Print verbatim the opening line of the material and every subsequent line through the one containing "80, 90, 100];".

** start **

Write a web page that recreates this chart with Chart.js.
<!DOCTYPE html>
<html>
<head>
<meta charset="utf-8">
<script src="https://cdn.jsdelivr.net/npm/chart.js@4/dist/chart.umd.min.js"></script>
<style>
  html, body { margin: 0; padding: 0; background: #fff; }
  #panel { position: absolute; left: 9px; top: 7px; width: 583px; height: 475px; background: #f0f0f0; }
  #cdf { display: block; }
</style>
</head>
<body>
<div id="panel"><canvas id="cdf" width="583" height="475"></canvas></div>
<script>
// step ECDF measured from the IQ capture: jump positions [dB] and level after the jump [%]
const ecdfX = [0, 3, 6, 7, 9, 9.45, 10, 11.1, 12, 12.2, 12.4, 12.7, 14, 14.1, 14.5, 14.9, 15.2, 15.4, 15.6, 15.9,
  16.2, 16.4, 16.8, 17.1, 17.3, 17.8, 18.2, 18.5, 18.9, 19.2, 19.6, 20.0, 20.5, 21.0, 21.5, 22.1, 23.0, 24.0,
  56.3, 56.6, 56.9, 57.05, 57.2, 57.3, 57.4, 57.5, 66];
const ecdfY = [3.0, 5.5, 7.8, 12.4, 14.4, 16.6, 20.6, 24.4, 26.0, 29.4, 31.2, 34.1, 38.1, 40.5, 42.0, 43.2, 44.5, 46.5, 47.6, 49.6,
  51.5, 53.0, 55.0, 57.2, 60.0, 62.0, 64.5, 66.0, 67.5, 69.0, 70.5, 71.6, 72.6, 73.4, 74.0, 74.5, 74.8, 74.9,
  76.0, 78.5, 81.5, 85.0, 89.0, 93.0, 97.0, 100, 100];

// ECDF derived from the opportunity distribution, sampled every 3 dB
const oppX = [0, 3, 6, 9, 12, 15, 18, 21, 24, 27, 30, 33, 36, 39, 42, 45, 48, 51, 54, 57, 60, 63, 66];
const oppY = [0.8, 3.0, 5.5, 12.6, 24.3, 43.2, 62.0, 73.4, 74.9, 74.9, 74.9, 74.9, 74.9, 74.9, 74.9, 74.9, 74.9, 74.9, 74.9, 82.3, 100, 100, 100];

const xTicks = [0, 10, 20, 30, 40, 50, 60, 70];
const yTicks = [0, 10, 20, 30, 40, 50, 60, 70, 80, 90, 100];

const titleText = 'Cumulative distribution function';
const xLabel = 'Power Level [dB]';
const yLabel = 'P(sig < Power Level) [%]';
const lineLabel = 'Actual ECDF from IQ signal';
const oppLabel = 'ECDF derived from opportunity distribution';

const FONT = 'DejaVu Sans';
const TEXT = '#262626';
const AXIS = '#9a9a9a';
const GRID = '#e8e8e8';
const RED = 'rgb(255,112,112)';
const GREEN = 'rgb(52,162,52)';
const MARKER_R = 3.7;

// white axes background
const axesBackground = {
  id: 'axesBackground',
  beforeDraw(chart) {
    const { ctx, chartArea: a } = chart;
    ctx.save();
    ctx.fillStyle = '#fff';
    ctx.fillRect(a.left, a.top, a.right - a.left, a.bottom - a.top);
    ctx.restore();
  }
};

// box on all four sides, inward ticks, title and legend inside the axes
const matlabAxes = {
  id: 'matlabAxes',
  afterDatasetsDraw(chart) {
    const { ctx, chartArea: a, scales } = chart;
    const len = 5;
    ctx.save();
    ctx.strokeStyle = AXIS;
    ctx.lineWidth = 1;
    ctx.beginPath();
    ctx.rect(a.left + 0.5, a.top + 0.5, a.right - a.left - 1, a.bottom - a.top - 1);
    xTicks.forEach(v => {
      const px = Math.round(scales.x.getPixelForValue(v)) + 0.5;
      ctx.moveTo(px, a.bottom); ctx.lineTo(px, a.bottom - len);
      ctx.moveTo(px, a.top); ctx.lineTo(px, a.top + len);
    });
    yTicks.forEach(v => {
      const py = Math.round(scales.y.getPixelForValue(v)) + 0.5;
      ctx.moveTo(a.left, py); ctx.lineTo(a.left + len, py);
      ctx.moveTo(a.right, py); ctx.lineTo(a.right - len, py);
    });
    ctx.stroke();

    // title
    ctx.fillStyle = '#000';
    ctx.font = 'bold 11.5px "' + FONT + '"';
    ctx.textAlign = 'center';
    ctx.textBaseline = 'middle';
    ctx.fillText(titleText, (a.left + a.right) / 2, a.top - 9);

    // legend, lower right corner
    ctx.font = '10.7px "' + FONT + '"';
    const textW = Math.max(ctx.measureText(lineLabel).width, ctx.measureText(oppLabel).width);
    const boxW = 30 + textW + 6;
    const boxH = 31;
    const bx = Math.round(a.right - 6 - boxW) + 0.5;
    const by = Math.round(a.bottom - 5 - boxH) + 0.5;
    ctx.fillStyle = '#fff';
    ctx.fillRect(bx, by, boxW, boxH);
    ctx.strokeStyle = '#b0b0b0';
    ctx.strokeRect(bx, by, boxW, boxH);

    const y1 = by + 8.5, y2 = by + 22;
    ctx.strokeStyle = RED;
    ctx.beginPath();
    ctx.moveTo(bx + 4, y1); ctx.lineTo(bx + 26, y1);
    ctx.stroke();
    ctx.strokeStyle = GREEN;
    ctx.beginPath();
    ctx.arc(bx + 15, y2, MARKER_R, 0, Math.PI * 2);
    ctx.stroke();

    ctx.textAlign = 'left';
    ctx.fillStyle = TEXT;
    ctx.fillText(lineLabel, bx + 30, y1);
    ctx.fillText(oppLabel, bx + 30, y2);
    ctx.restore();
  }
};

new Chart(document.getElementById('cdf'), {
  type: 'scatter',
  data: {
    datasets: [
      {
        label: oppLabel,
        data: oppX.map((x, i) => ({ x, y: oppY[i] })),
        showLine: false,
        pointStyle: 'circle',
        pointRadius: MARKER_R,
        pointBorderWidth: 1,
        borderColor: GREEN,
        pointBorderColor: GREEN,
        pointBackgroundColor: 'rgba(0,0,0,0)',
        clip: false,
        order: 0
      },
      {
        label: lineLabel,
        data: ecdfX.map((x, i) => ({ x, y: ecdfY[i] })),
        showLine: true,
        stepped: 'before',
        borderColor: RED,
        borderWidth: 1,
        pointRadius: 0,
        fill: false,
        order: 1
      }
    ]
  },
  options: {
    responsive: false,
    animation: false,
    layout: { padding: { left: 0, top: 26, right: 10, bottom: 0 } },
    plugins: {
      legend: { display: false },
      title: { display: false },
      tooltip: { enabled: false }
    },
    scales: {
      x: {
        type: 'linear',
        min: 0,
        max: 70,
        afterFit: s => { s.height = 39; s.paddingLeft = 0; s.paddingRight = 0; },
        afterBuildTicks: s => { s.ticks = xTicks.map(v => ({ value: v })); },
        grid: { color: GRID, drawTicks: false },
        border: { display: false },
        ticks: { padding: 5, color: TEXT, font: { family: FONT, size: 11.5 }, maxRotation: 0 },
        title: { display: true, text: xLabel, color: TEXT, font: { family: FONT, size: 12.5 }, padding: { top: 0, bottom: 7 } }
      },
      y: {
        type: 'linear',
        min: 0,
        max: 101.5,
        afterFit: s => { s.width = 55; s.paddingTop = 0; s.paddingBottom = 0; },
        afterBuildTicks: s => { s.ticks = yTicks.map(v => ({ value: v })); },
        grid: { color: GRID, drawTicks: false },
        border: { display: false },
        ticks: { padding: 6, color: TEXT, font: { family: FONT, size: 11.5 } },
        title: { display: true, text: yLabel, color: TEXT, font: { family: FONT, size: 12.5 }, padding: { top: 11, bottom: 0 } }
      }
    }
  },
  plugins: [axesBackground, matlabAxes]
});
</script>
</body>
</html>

** end **

| Response to this exercise |
Write a web page that recreates this chart with Chart.js.
<!DOCTYPE html>
<html>
<head>
<meta charset="utf-8">
<script src="https://cdn.jsdelivr.net/npm/chart.js@4/dist/chart.umd.min.js"></script>
<style>
  html, body { margin: 0; padding: 0; background: #fff; }
  #panel { position: absolute; left: 9px; top: 7px; width: 583px; height: 475px; background: #f0f0f0; }
  #cdf { display: block; }
</style>
</head>
<body>
<div id="panel"><canvas id="cdf" width="583" height="475"></canvas></div>
<script>
// step ECDF measured from the IQ capture: jump positions [dB] and level after the jump [%]
const ecdfX = [0, 3, 6, 7, 9, 9.45, 10, 11.1, 12, 12.2, 12.4, 12.7, 14, 14.1, 14.5, 14.9, 15.2, 15.4, 15.6, 15.9,
  16.2, 16.4, 16.8, 17.1, 17.3, 17.8, 18.2, 18.5, 18.9, 19.2, 19.6, 20.0, 20.5, 21.0, 21.5, 22.1, 23.0, 24.0,
  56.3, 56.6, 56.9, 57.05, 57.2, 57.3, 57.4, 57.5, 66];
const ecdfY = [3.0, 5.5, 7.8, 12.4, 14.4, 16.6, 20.6, 24.4, 26.0, 29.4, 31.2, 34.1, 38.1, 40.5, 42.0, 43.2, 44.5, 46.5, 47.6, 49.6,
  51.5, 53.0, 55.0, 57.2, 60.0, 62.0, 64.5, 66.0, 67.5, 69.0, 70.5, 71.6, 72.6, 73.4, 74.0, 74.5, 74.8, 74.9,
  76.0, 78.5, 81.5, 85.0, 89.0, 93.0, 97.0, 100, 100];

// ECDF derived from the opportunity distribution, sampled every 3 dB
const oppX = [0, 3, 6, 9, 12, 15, 18, 21, 24, 27, 30, 33, 36, 39, 42, 45, 48, 51, 54, 57, 60, 63, 66];
const oppY = [0.8, 3.0, 5.5, 12.6, 24.3, 43.2, 62.0, 73.4, 74.9, 74.9, 74.9, 74.9, 74.9, 74.9, 74.9, 74.9, 74.9, 74.9, 74.9, 82.3, 100, 100, 100];

const xTicks = [0, 10, 20, 30, 40, 50, 60, 70];
const yTicks = [0, 10, 20, 30, 40, 50, 60, 70, 80, 90, 100];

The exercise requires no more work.